Detection of vulnerabilities by using program analysis methods

OData support
Supervisor:
Dr. Buttyán Levente
Department of Networked Systems and Services

Nowadays the Internet consists of not only high-performance servers and personal computers, but it also includes numerous smart embedded devices. These embedded devices (aka. Internet of Things, or IoT) contain a number of IT security risks. Unfortunately, in many potential applications, the lack of IT security can lead to significant physical and material damage. That is why one of the biggest challenges today that hinder the intrusion of IoT into many new areas of application, is the lack of IT security.

My task was to provide an overview of the methods, processes and tools for testing Internet of Things devices from a security point of view and to present them as case studies.

IoT devices have three attack surfaces generally. The first one is the hardware of the device: internal-external interfaces, UART, SPI, I2C, JTAG communication. The second one is the software components used by the device: firmware, web server, mobile application. And the third one is the network and radio communication used by the device: WiFi, Zigbee, Bluetooth. I will present hardware and firmware analysis in detail, and I will only briefly write about analysing the web server, mobile application and radio communication. I will describe how to communicate with a device using the UART protocol, how to extract the content of a memory chip, how to obtain the firmware of a device, and how to analyse the firmware statically and dynamically. During the analysis I mainly used the firmware of different routers, because these devices are present in many places and are readily available unlike a more specific IoT device.

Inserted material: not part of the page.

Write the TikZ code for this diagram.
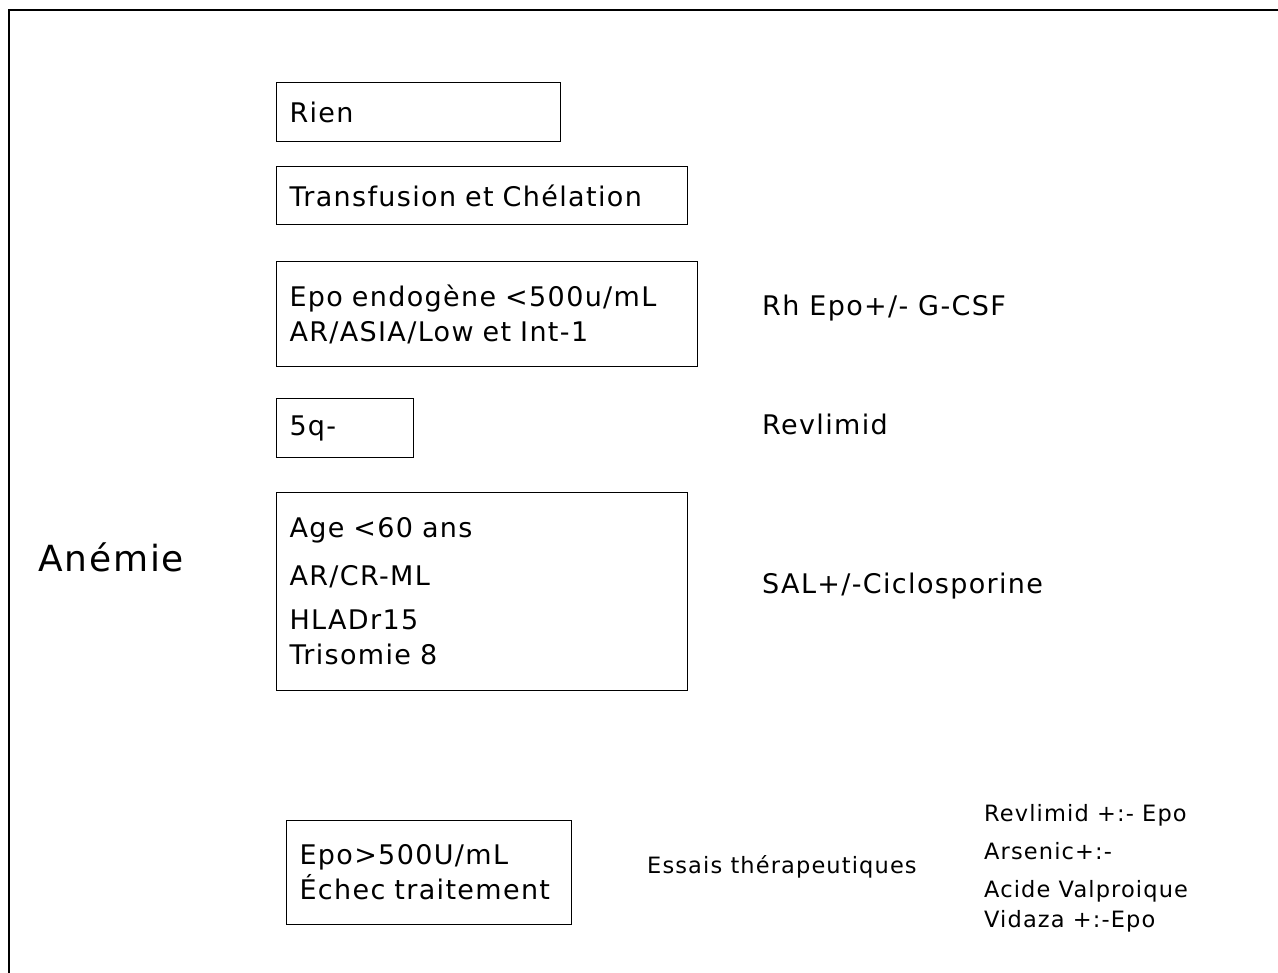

One of my main goals with this dissertation was to use it as educational material. This was accomplished, as I successfully presented it on undergraduate courses as part of another subject. In the future, this material could be expanded with more practical examples and could be used in an independent subject in education, for example in a laboratory course. Another goal was to present IoT security testing methodologies and tools as a know-how through case studies, which can be later used as a starting point or knowledge base for IoT security testing or IoT vulnerability assessment related research in CrySyS Laboratory.